**Dataset extract**

********

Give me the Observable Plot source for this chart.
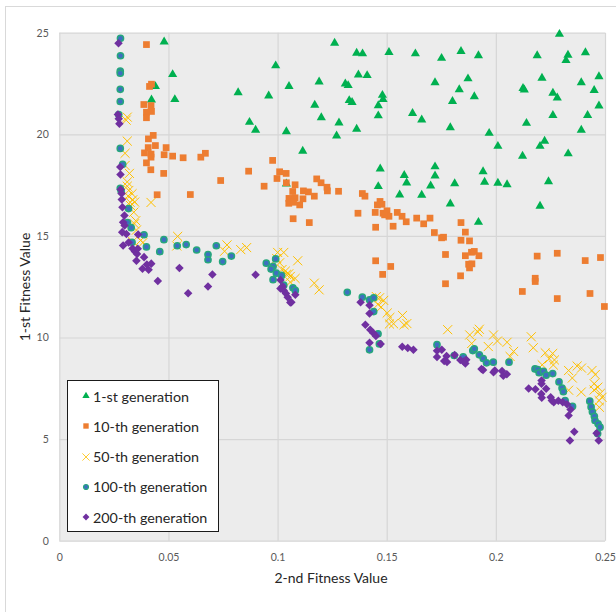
<!DOCTYPE html>
<html>
<head>
<meta charset="utf-8">
<script src="https://cdn.jsdelivr.net/npm/d3@7"></script>
<script src="https://cdn.jsdelivr.net/npm/@observablehq/plot@0.6"></script>
<style>
  html, body { margin: 0; padding: 0; background: #fff; }
  #wrap { position: relative; width: 616px; height: 612px; overflow: hidden; font-family: Lato, "Open Sans", sans-serif; }
  #border { position: absolute; left: 5px; top: 6px; width: 640px; height: 640px; border: 1px solid #d9d9d9; box-sizing: border-box; }
  #chart { position: absolute; left: 0; top: 0; }
  .title { position: absolute; font-size: 14px; color: #262626; white-space: nowrap; }
  #xtitle { left: 331px; top: 577px; transform: translate(-50%, -50%); }
  #ytitle { left: 24px; top: 287px; transform: translate(-50%, -50%) rotate(-90deg); }
  #legend { position: absolute; left: 67px; top: 380px; width: 152px; height: 152px; border: 1px solid #1a1a1a; background: #fff; box-sizing: border-box; }
  .item { position: absolute; left: 13px; height: 20px; display: flex; align-items: center; font-size: 14.3px; color: #262626; white-space: nowrap; }
  .item svg { margin-right: 2px; }
</style>
</head>
<body>
<div id="wrap">
  <div id="border"></div>
  <div id="chart"></div>
  <div class="title" id="xtitle">2-nd Fitness Value</div>
  <div class="title" id="ytitle">1-st Fitness Value</div>
  <div id="legend"></div>
</div>
<script>
// ---- data: [2nd fitness, 1st fitness] ----
const seriesNames = ["1-st generation", "10-th generation", "50-th generation", "100-th generation", "200-th generation"];
const xTicks = [0, 0.05, 0.1, 0.15, 0.2, 0.25];
const xTickLabels = ["0", "0.05", "0.1", "0.15", "0.2", "0.25"];
const yTicks = [0, 5, 10, 15, 20, 25];
const yTickLabels = ["0", "5", "10", "15", "20", "25"];

const gen1 = [
  [0.0478,24.58],[0.0517,22.97],[0.0438,22.38],[0.0420,21.72],[0.0527,21.74],[0.0817,22.08],[0.0957,21.92],
  [0.0989,23.40],[0.1050,22.39],[0.0869,20.62],[0.0897,20.23],[0.1038,20.16],[0.1113,19.20],[0.1038,17.59],
  [0.1259,24.51],[0.1360,24.02],[0.1387,23.99],[0.1508,24.06],[0.1629,23.99],[0.1749,23.77],[0.1838,24.11],
  [0.1918,23.90],[0.2289,24.95],[0.2187,23.90],[0.2328,23.92],[0.2319,23.66],[0.2408,24.05],[0.1188,22.61],
  [0.1308,22.51],[0.1321,22.43],[0.1368,22.95],[0.1408,22.92],[0.1719,22.57],[0.1870,22.76],[0.1830,22.23],
  [0.1899,21.88],[0.1799,21.65],[0.2209,22.79],[0.2122,22.29],[0.2128,22.21],[0.2259,22.05],[0.2279,21.82],
  [0.2389,22.57],[0.2470,22.87],[0.2448,22.19],[0.2470,21.43],[0.2418,20.96],[0.2259,20.96],[0.2138,20.57],
  [0.2389,20.23],[0.1168,21.46],[0.1198,20.85],[0.1279,20.59],[0.1268,19.95],[0.1360,20.28],[0.1326,21.69],
  [0.1339,21.60],[0.1478,21.95],[0.1481,21.74],[0.1459,21.44],[0.1459,20.94],[0.1616,21.06],[0.1658,20.74],
  [0.1789,20.36],[0.1967,20.08],[0.2007,19.44],[0.2221,19.69],[0.2200,19.44],[0.2120,18.95],[0.2329,19.07],
  [0.1468,18.33],[0.1578,18.01],[0.1719,18.43],[0.1719,17.98],[0.1939,18.19],[0.1589,17.64],[0.1459,17.46],
  [0.1699,17.49],[0.1809,17.60],[0.1946,17.67],[0.2007,17.62],[0.2049,17.55],[0.1557,17.05],[0.1658,17.03],
  [0.1789,16.60],[0.2239,17.70],[0.2200,16.49],[0.1918,15.70]
];

const gen10 = [
  [0.0397,24.44],[0.0411,22.38],[0.0420,22.49],[0.0385,21.49],[0.0418,21.44],[0.0397,21.11],[0.0420,21.15],
  [0.0397,20.84],[0.0406,19.80],[0.0428,19.97],[0.0405,19.37],[0.0438,19.47],[0.0487,19.37],[0.0388,19.11],
  [0.0418,19.05],[0.0418,18.90],[0.0397,18.62],[0.0417,18.28],[0.0478,19.02],[0.0517,18.95],[0.0565,18.87],
  [0.0646,18.90],[0.0667,19.09],[0.0476,18.10],[0.0446,17.05],[0.0598,17.06],[0.0737,17.75],[0.0865,18.21],
  [0.0975,18.74],[0.1007,18.18],[0.1037,18.10],[0.0995,17.85],[0.1038,17.64],[0.1078,17.54],[0.0936,17.47],
  [0.1067,17.21],[0.1116,17.24],[0.1139,17.19],[0.1050,16.87],[0.1078,16.90],[0.1114,16.85],[0.1049,16.63],
  [0.1071,16.68],[0.1099,16.55],[0.1069,15.87],[0.1143,15.68],[0.1177,17.83],[0.1197,17.64],[0.1224,17.42],
  [0.1226,17.24],[0.1277,17.22],[0.1166,16.98],[0.1386,17.11],[0.1398,16.98],[0.1467,16.72],[0.1476,16.58],
  [0.1455,16.55],[0.1366,16.14],[0.1445,16.18],[0.1481,16.14],[0.1499,16.26],[0.1508,15.99],[0.1488,16.06],
  [0.1546,16.18],[0.1568,15.99],[0.1587,15.72],[0.1635,15.90],[0.1667,15.62],[0.1696,15.90],[0.1447,15.45],
  [0.1527,15.50],[0.1716,15.19],[0.1749,14.93],[0.1758,14.96],[0.1838,15.68],[0.1858,15.21],[0.1838,14.81],
  [0.1877,14.78],[0.1767,14.11],[0.1858,14.05],[0.1886,14.22],[0.1899,14.26],[0.1920,14.05],[0.1873,13.63],
  [0.1888,13.65],[0.1877,13.45],[0.1447,13.80],[0.1516,13.52],[0.1479,13.13],[0.1836,13.06],[0.1767,12.67],
  [0.2187,14.03],[0.2279,14.17],[0.2407,13.81],[0.2477,13.96],[0.2178,12.94],[0.2178,12.78],[0.2119,12.29],
  [0.2279,11.94],[0.2429,12.19],[0.2495,11.55]
];

const gen50 = [
  [0.0309,20.87],[0.0304,20.72],[0.0309,19.69],[0.0299,19.09],[0.0299,18.49],[0.0319,18.10],[0.0309,17.68],
  [0.0309,17.47],[0.0316,17.26],[0.0331,17.10],[0.0313,16.99],[0.0334,16.80],[0.0322,16.68],[0.0343,16.69],
  [0.0324,16.52],[0.0418,16.67],[0.0339,16.19],[0.0348,15.77],[0.0342,15.62],[0.0351,15.31],[0.0371,14.81],
  [0.0380,14.69],[0.0334,14.75],[0.0540,15.00],[0.0536,14.53],[0.0766,14.58],[0.0755,14.27],[0.0829,14.35],
  [0.0856,14.45],[0.0998,14.21],[0.1026,14.21],[0.1090,13.80],[0.1007,13.70],[0.1018,13.37],[0.1033,13.29],
  [0.1049,13.16],[0.1038,13.13],[0.1056,13.03],[0.1078,12.93],[0.1056,12.75],[0.1166,12.70],[0.1188,12.37],
  [0.1450,12.04],[0.1465,11.98],[0.1484,11.85],[0.1457,11.65],[0.1472,11.52],[0.1500,11.23],[0.1512,11.01],
  [0.1510,10.69],[0.1529,10.70],[0.1570,11.11],[0.1590,10.71],[0.1577,10.65],[0.1777,10.41],[0.1878,10.15],
  [0.1922,10.43],[0.1915,10.30],[0.1887,9.73],[0.1987,10.15],[0.1963,9.58],[0.2005,9.85],[0.2049,9.79],
  [0.2079,9.34],[0.2063,9.09],[0.2160,10.06],[0.2169,9.52],[0.2224,9.27],[0.2258,9.24],[0.2242,8.98],
  [0.2266,8.92],[0.2210,8.68],[0.2261,8.67],[0.2331,8.40],[0.2348,8.03],[0.2370,8.62],[0.2390,8.52],
  [0.2438,8.40],[0.2453,8.20],[0.2448,7.75],[0.2465,7.58],[0.2448,7.44],[0.2476,7.27],[0.2484,7.08],
  [0.2471,6.92],[0.2472,6.59],[0.2389,7.34],[0.2331,7.43],[0.0994,13.91]
];

const gen100 = [
  [0.0278,24.75],[0.0278,23.89],[0.0277,23.13],[0.0277,23.03],[0.0277,22.24],[0.0277,21.64],[0.0270,21.00],
  [0.0277,19.33],[0.0288,18.55],[0.0277,17.37],[0.0281,17.24],[0.0315,16.37],[0.0310,15.68],[0.0327,15.43],
  [0.0331,14.71],[0.0386,15.08],[0.0397,14.48],[0.0477,14.84],[0.0458,14.25],[0.0538,14.54],[0.0579,14.60],
  [0.0627,14.33],[0.0679,14.11],[0.0679,13.85],[0.0717,14.54],[0.0746,13.76],[0.0786,14.03],[0.0946,13.68],
  [0.0989,13.89],[0.0977,13.52],[0.0968,13.39],[0.0992,13.19],[0.1016,13.08],[0.0977,12.87],[0.1026,12.60],
  [0.1068,12.47],[0.1079,12.34],[0.1317,12.25],[0.1386,12.01],[0.1419,11.88],[0.1438,11.98],[0.1438,11.30],
  [0.1458,10.21],[0.1464,9.71],[0.1419,9.42],[0.1728,9.67],[0.1807,9.14],[0.1848,9.07],[0.1892,9.38],
  [0.1899,9.47],[0.1922,9.17],[0.1940,8.99],[0.1955,8.78],[0.1986,8.81],[0.2058,8.81],[0.2177,8.48],
  [0.2189,8.45],[0.2196,8.29],[0.2216,8.36],[0.2228,8.17],[0.2258,8.25],[0.2287,7.84],[0.2301,7.54],
  [0.2307,7.36],[0.2315,6.92],[0.2349,6.64],[0.2428,6.89],[0.2434,6.61],[0.2440,6.37],[0.2449,6.15],
  [0.2452,5.94],[0.2466,5.78],[0.2475,5.61],[0.2464,5.30]
];

const gen200 = [
  [0.0269,24.51],[0.0266,21.00],[0.0270,20.79],[0.0273,20.54],[0.0277,18.41],[0.0278,18.05],[0.0279,17.31],
  [0.0283,17.11],[0.0284,16.82],[0.0287,16.44],[0.0296,16.03],[0.0290,15.70],[0.0297,15.54],[0.0286,15.21],
  [0.0305,15.12],[0.0359,15.09],[0.0290,14.55],[0.0315,14.70],[0.0333,14.40],[0.0344,14.26],[0.0354,14.14],
  [0.0357,14.39],[0.0386,13.98],[0.0351,13.80],[0.0399,13.62],[0.0419,13.66],[0.0379,13.41],[0.0407,13.36],
  [0.0449,12.80],[0.0548,13.44],[0.0588,12.20],[0.0679,12.53],[0.0699,13.12],[0.0897,13.11],[0.1011,12.85],
  [0.1021,12.53],[0.1011,12.44],[0.1026,12.34],[0.1036,12.19],[0.1044,12.01],[0.1056,11.75],[0.1079,12.13],
  [0.1061,11.76],[0.1378,11.76],[0.1419,11.61],[0.1419,11.21],[0.1400,10.65],[0.1422,10.41],[0.1436,10.25],
  [0.1448,10.10],[0.1419,9.77],[0.1470,9.71],[0.1569,9.57],[0.1594,9.51],[0.1620,9.42],[0.1728,9.37],
  [0.1750,9.42],[0.1728,9.06],[0.1772,9.11],[0.1809,9.16],[0.1761,8.87],[0.1774,8.82],[0.1835,8.92],
  [0.1850,8.84],[0.1862,8.93],[0.1858,8.74],[0.1932,8.48],[0.1939,8.43],[0.1993,8.40],[0.1987,8.32],
  [0.2026,8.38],[0.2032,8.14],[0.2048,8.22],[0.2148,7.51],[0.2179,7.48],[0.2207,7.91],[0.2207,7.75],
  [0.2228,7.50],[0.2206,7.25],[0.2208,7.06],[0.2249,7.08],[0.2254,6.92],[0.2263,6.84],[0.2284,6.91],
  [0.2304,6.84],[0.2324,6.74],[0.2340,6.48],[0.2331,6.19],[0.2357,5.39],[0.2337,4.96],[0.2459,5.31],
  [0.2469,4.96]
];

// ---- styles ----
const diamondSym = {
  draw(ctx, size) {
    const r = Math.sqrt(size / 2);
    ctx.moveTo(0, -r); ctx.lineTo(r, 0); ctx.lineTo(0, r); ctx.lineTo(-r, 0); ctx.closePath();
  }
};
const styles = [
  {symbol: "triangle", r: 3.4, fill: "#00b050", stroke: "none", sw: 0},
  {symbol: "square", r: 3.8, fill: "#ed7d31", stroke: "none", sw: 0},
  {symbol: "times", r: 4.2, fill: "none", stroke: "#ffc000", sw: 1},
  {symbol: "circle", r: 3.1, fill: "#3d6fc0", stroke: "#26a77c", sw: 1.5},
  {symbol: diamondSym, r: 3.4, fill: "#7030a0", stroke: "none", sw: 0}
];
const allSeries = [gen1, gen10, gen50, gen100, gen200];

const W = 616, H = 612;
const marks = [
  Plot.frame({fill: "#ececec", stroke: "none"}),
  Plot.gridX(xTicks, {stroke: "#d6d6d6", strokeOpacity: 1, strokeWidth: 1.2}),
  Plot.gridY(yTicks, {stroke: "#d6d6d6", strokeOpacity: 1, strokeWidth: 1.2}),
  Plot.axisX(xTicks, {tickSize: 0, tickPadding: 12, tickFormat: (d, i) => xTickLabels[i], fontSize: 10.5, fill: "#595959", label: null}),
  Plot.axisY(yTicks, {tickSize: 0, tickPadding: 11, tickFormat: (d, i) => yTickLabels[i], fontSize: 10.5, fill: "#595959", label: null})
];
allSeries.forEach((s, i) => {
  const st = styles[i];
  marks.push(Plot.dot(s, {
    x: d => d[0], y: d => d[1], symbol: () => st.symbol, r: st.r,
    fill: st.fill, stroke: st.stroke, strokeWidth: st.sw
  }));
});

const chart = Plot.plot({
  width: W, height: H,
  marginLeft: 59.3, marginRight: 11, marginTop: 32.7, marginBottom: 71.3,
  x: {domain: [0, 0.25]},
  y: {domain: [0, 25]},
  symbol: {type: "identity"},
  style: {fontFamily: "Lato, 'Open Sans', sans-serif", background: "transparent"},
  marks
});
document.getElementById("chart").appendChild(chart);

// ---- legend ----
const legend = document.getElementById("legend");
const itemY = [16, 46, 76.5, 106.5, 137];
const symMap = {triangle: d3.symbolTriangle, square: d3.symbolSquare, times: d3.symbolTimes, circle: d3.symbolCircle};
seriesNames.forEach((name, i) => {
  const st = styles[i];
  const item = document.createElement("div");
  item.className = "item";
  item.style.top = (itemY[i] - 10 - 1) + "px";
  const sz = 10;
  const svg = d3.create("svg").attr("width", sz).attr("height", sz);
  const sym = typeof st.symbol === "string" ? symMap[st.symbol] : st.symbol;
  const rr = st.r * 0.8;
  svg.append("path")
    .attr("transform", `translate(${sz/2},${sz/2})`)
    .attr("d", d3.symbol(sym, rr * rr * Math.PI)())
    .attr("fill", st.fill).attr("stroke", st.stroke).attr("stroke-width", st.sw * 0.8);
  item.appendChild(svg.node());
  const t = document.createElement("span");
  t.textContent = name;
  item.appendChild(t);
  legend.appendChild(item);
});
</script>
</body>
</html>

********

**Task to carry out**
Pull out every line in the data above that has the word "chart".

**Expected answer**
Give me the Observable Plot source for this chart.
  #chart { position: absolute; left: 0; top: 0; }
  <div id="chart"></div>
const chart = Plot.plot({
document.getElementById("chart").appendChild(chart);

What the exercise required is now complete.